====== DATA EXTRACT ======
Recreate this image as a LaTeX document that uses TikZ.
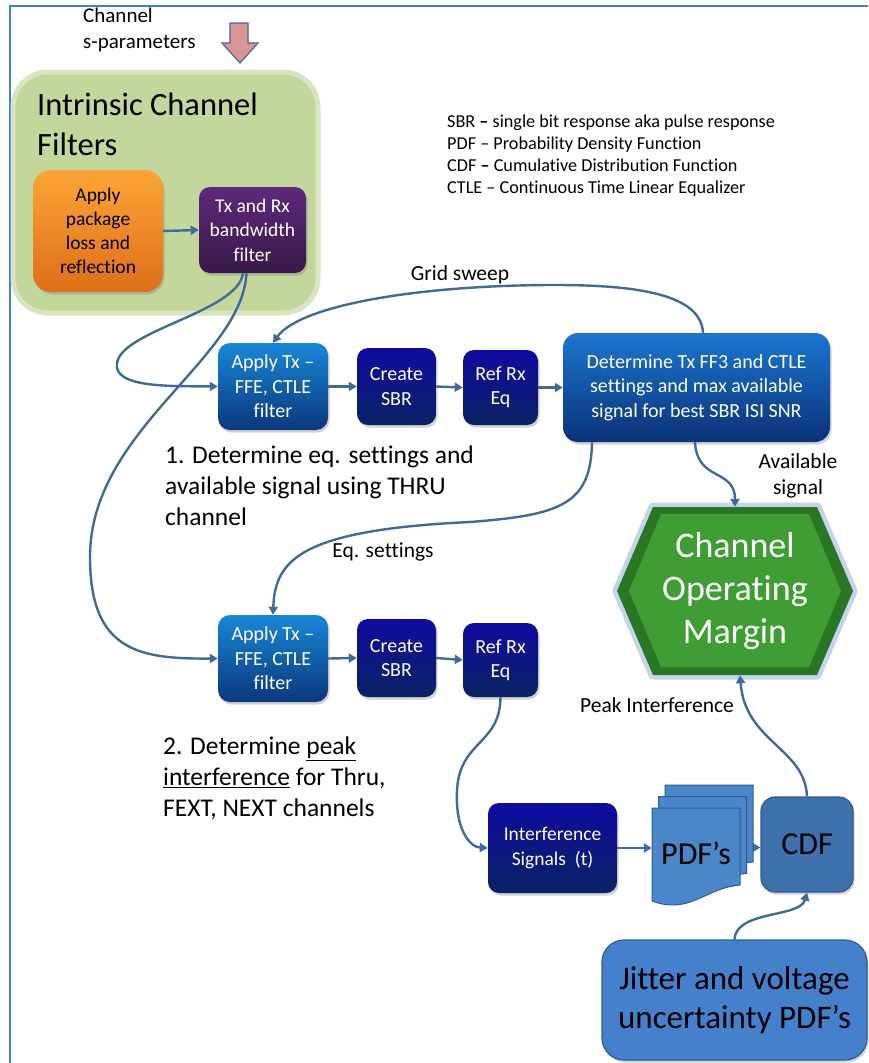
\documentclass[tikz,border=0pt]{standalone}
\usepackage{fontspec}
\setmainfont{Carlito}[Ligatures=NoCommon]
\usetikzlibrary{arrows.meta,shadows}
\definecolor{linec}{RGB}{65,105,155}
\definecolor{framec}{RGB}{70,125,215}
\definecolor{applyT}{RGB}{25,135,215}
\definecolor{applyB}{RGB}{10,55,125}
\definecolor{navyT}{RGB}{15,10,160}
\definecolor{navyB}{RGB}{10,35,100}
\definecolor{detT}{RGB}{28,118,208}
\definecolor{detB}{RGB}{10,50,120}
\definecolor{purpT}{RGB}{95,40,125}
\definecolor{purpB}{RGB}{55,25,70}
\definecolor{oranT}{RGB}{252,165,55}
\definecolor{oranB}{RGB}{222,110,25}
\definecolor{greenfill}{RGB}{195,214,155}
\definecolor{greenedge}{RGB}{216,229,192}
\definecolor{hexdark}{RGB}{42,118,36}
\definecolor{hexface}{RGB}{62,158,52}
\definecolor{hexglow}{RGB}{196,212,238}
\definecolor{docfill}{RGB}{74,134,200}
\definecolor{docedge}{RGB}{48,92,148}
\definecolor{cdffill}{RGB}{62,112,172}
\definecolor{jitfill}{RGB}{68,128,204}
\definecolor{pinkfill}{RGB}{217,150,148}
\tikzset{
  every node/.style={inner sep=0pt, align=center},
  conn/.style={draw=linec, line width=2.4pt, -{Triangle[length=8pt,width=9pt]}},
  shad/.style={drop shadow={shadow xshift=1.5pt, shadow yshift=-2.5pt, opacity=0.35}},
  boxfont/.style={font=\fontsize{20}{24.5}\selectfont},
  applybox/.style={shad, rounded corners=12pt, top color=applyT, bottom color=applyB, text=white, boxfont},
  navybox/.style={shad, rounded corners=11pt, top color=navyT, bottom color=navyB, text=white, boxfont},
  detbox/.style={shad, rounded corners=15pt, top color=detT, bottom color=detB, text=white, boxfont},
  labelfont/.style={font=\fontsize{21.5}{26}\selectfont},
}
\begin{document}
\begin{tikzpicture}[x=1pt,y=-1pt]
\useasboundingbox (0,0) rectangle (868,1063);
\fill[white] (0,0) rectangle (868,1063);
\draw[framec, line width=1.5pt] (10,1063) -- (10,6) -- (868,6);

% input label and block arrow
\node[anchor=north west, align=left, font=\fontsize{21}{26}\selectfont] (chtxt) at (83,7.5) {Channel\\s-parameters};
\draw[fill=pinkfill, draw=linec, line width=1.2pt] (230,23) -- (248,23) -- (248,43) -- (258,43) -- (240,63) -- (222,43) -- (230,43) -- cycle;

% intrinsic channel filters group
\node[draw=greenedge, line width=5pt, fill=greenfill, rounded corners=35pt, minimum width=305, minimum height=241] (green) at (165.5,192.5) {};
\node[anchor=base west, font=\fontsize{32.5}{40}\selectfont] (title1) at (37,115) {Intrinsic Channel};
\node[anchor=base west, font=\fontsize{32.5}{40}\selectfont] (title2) at (37,155) {Filters};
\node[shad, rounded corners=18pt, top color=oranT, bottom color=oranB, minimum width=130, minimum height=122, font=\fontsize{19.5}{24}\selectfont] (orange) at (98,231) {Apply\\package\\loss and\\reflection};
\node[shad, rounded corners=11pt, top color=purpT, bottom color=purpB, text=white, minimum width=107, minimum height=86, font=\fontsize{19.5}{24.5}\selectfont] (purple) at (252.5,230) {Tx and Rx\\bandwidth\\filter};
\draw[conn] (orange.east) -- (purple.west);

% legend
\node[anchor=north west, align=left, font=\fontsize{18.2}{22}\selectfont] (legend) at (447,115) {SBR \textbf{--} single bit response aka pulse response\\PDF -- Probability Density Function\\CDF \textbf{--} Cumulative Distribution Function\\CTLE -- Continuous Time Linear Equalizer};

% row 1
\node[applybox, minimum width=110, minimum height=87] (apply1) at (273,386.5) {Apply Tx --\\FFE, CTLE\\filter};
\node[navybox, minimum width=79, minimum height=77] (create1) at (396.5,386.5) {Create\\SBR};
\node[navybox, minimum width=75, minimum height=75] (ref1) at (500.5,387.5) {Ref Rx\\Eq};
\node[detbox, minimum width=267, minimum height=109] (det) at (696.5,387.5) {Determine Tx FF3 and CTLE\\settings and max available\\signal for best SBR ISI SNR};
\draw[conn] (apply1.east) -- (create1.west);
\draw[conn] (create1.east) -- (ref1.west);
\draw[conn] (ref1.east) -- (det.west);

\node[labelfont] (gridlbl) at (460,275) {Grid sweep};
\draw[conn] ([xshift=6.5pt]det.north) .. controls (701,295) and (640,285) .. (555,285) .. controls (420,285) and (300,305) .. (apply1.north);

\node[anchor=north west, align=left, font=\fontsize{25.5}{31}\selectfont] (step1) at (165,445.5) {1. Determine eq. settings and\\available signal using THRU\\channel};

% row 2
\node[applybox, minimum width=110, minimum height=87] (apply2) at (273,658.5) {Apply Tx --\\FFE, CTLE\\filter};
\node[navybox, minimum width=79, minimum height=78] (create2) at (396.5,658) {Create\\SBR};
\node[navybox, minimum width=75, minimum height=74] (ref2) at (500.5,660) {Ref Rx\\Eq};
\draw[conn] (apply2.east) -- (create2.west);
\draw[conn] (create2.east) -- (ref2.west);

\node[labelfont] (eqlbl) at (383,552) {Eq. settings};
\draw[conn] ([xshift=-104.5pt]det.south) .. controls (591,505) and (560,515) .. (470,522) .. controls (300,530) and (275,560) .. (apply2.north);

\node[anchor=north west, align=left, font=\fontsize{25.5}{31}\selectfont] (step2) at (163,736.5) {2. Determine \underline{peak}\\\underline{interference} for Thru,\\FEXT, NEXT channels};

% filter outputs
\coordinate (fo1) at ([xshift=-9.5pt]purple.south);
\coordinate (fo2) at ([xshift=-6pt]purple.south);
\draw[conn] (fo1) .. controls (238,312) and (122,330) .. (117,363) .. controls (113,388) and (170,386) .. (apply1.west);
\draw[conn] (fo2) .. controls (242,360) and (90,430) .. (90,557) .. controls (90,652) and (140,659) .. (apply2.west);

% channel operating margin hexagon
\node[minimum width=236, minimum height=168] (hex) at (735,591) {};
\draw[hexglow, line width=9pt, line join=round] (617,591) -- (653,507) -- (817,507) -- (853,591) -- (817,675) -- (653,675) -- cycle;
\fill[hexdark] (617,591) -- (653,507) -- (817,507) -- (853,591) -- (817,675) -- (653,675) -- cycle;
\fill[hexface] (629,591) -- (661,514) -- (809,514) -- (841,591) -- (809,667) -- (661,667) -- cycle;
\node[text=white, font=\fontsize{36}{43}\selectfont] (hextxt) at (735,591) {Channel\\Operating\\Margin};

\node[labelfont] (availlbl) at (798,476) {Available\\signal};
\draw[conn] ([xshift=-1.5pt]det.south) .. controls (697,482) and (735,468) .. (hex.north);

% interference path
\node[navybox, minimum width=129, minimum height=90, font=\fontsize{19.5}{25}\selectfont] (interf) at (552.5,848) {Interference\\Signals\ \ (t)};
\draw[conn] (ref2.south) .. controls (500,745) and (460,740) .. (457,790) .. controls (455,830) and (470,847) .. (interf.west);

% PDF stack
\node[minimum width=101, minimum height=125] (pdfstack) at (702.5,847.5) {};
\begin{scope}[fill=docfill, draw=docedge, line width=1pt]
\filldraw (665,785) -- (753,785) -- (753,862) .. controls (718,865) and (703,892) .. (665,878) -- cycle;
\filldraw (658.5,796.5) -- (746.5,796.5) -- (746.5,873.5) .. controls (711,876) and (696,903) .. (658.5,889.5) -- cycle;
\filldraw (652,808) -- (740,808) -- (740,885) .. controls (705,888) and (690,915) .. (652,901) -- cycle;
\end{scope}
\node[font=\fontsize{32}{36}\selectfont] (pdftxt) at (696,853) {PDF’s};

\node[shad, rounded corners=14pt, fill=cdffill, draw=docedge, line width=1.2pt, minimum width=92, minimum height=95, font=\fontsize{32}{36}\selectfont] (cdf) at (807,844.5) {CDF};
\node[shad, rounded corners=22pt, fill=jitfill, draw=docedge, line width=1.2pt, minimum width=265, minimum height=120, font=\fontsize{33}{39}\selectfont] (jitter) at (734.5,1000) {Jitter and voltage\\uncertainty PDF’s};

\draw[conn] (interf.east) -- (interf.east -| pdfstack.west);
\draw[conn] (pdfstack.east) -- (pdfstack.east -| cdf.west);
\draw[conn] (jitter.north) .. controls (736,910) and (800,918) .. (cdf.south);
\node[labelfont] (peaklbl) at (657,705) {Peak Interference};
\draw[conn] (cdf.north) .. controls (805,748) and (745,742) .. ([xshift=5pt]hex.south);
\end{tikzpicture}
\end{document}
======
■ WORK REQUIRED:
Pictures are excluded; extract exactly the lines from the start of the data through the line that holds "(10,6) -- (868,6);", both ends included.

■ EXPECTED ANSWER:
Recreate this image as a LaTeX document that uses TikZ.
\documentclass[tikz,border=0pt]{standalone}
\usepackage{fontspec}
\setmainfont{Carlito}[Ligatures=NoCommon]
\usetikzlibrary{arrows.meta,shadows}
\definecolor{linec}{RGB}{65,105,155}
\definecolor{framec}{RGB}{70,125,215}
\definecolor{applyT}{RGB}{25,135,215}
\definecolor{applyB}{RGB}{10,55,125}
\definecolor{navyT}{RGB}{15,10,160}
\definecolor{navyB}{RGB}{10,35,100}
\definecolor{detT}{RGB}{28,118,208}
\definecolor{detB}{RGB}{10,50,120}
\definecolor{purpT}{RGB}{95,40,125}
\definecolor{purpB}{RGB}{55,25,70}
\definecolor{oranT}{RGB}{252,165,55}
\definecolor{oranB}{RGB}{222,110,25}
\definecolor{greenfill}{RGB}{195,214,155}
\definecolor{greenedge}{RGB}{216,229,192}
\definecolor{hexdark}{RGB}{42,118,36}
\definecolor{hexface}{RGB}{62,158,52}
\definecolor{hexglow}{RGB}{196,212,238}
\definecolor{docfill}{RGB}{74,134,200}
\definecolor{docedge}{RGB}{48,92,148}
\definecolor{cdffill}{RGB}{62,112,172}
\definecolor{jitfill}{RGB}{68,128,204}
\definecolor{pinkfill}{RGB}{217,150,148}
\tikzset{
  every node/.style={inner sep=0pt, align=center},
  conn/.style={draw=linec, line width=2.4pt, -{Triangle[length=8pt,width=9pt]}},
  shad/.style={drop shadow={shadow xshift=1.5pt, shadow yshift=-2.5pt, opacity=0.35}},
  boxfont/.style={font=\fontsize{20}{24.5}\selectfont},
  applybox/.style={shad, rounded corners=12pt, top color=applyT, bottom color=applyB, text=white, boxfont},
  navybox/.style={shad, rounded corners=11pt, top color=navyT, bottom color=navyB, text=white, boxfont},
  detbox/.style={shad, rounded corners=15pt, top color=detT, bottom color=detB, text=white, boxfont},
  labelfont/.style={font=\fontsize{21.5}{26}\selectfont},
}
\begin{document}
\begin{tikzpicture}[x=1pt,y=-1pt]
\useasboundingbox (0,0) rectangle (868,1063);
\fill[white] (0,0) rectangle (868,1063);
\draw[framec, line width=1.5pt] (10,1063) -- (10,6) -- (868,6);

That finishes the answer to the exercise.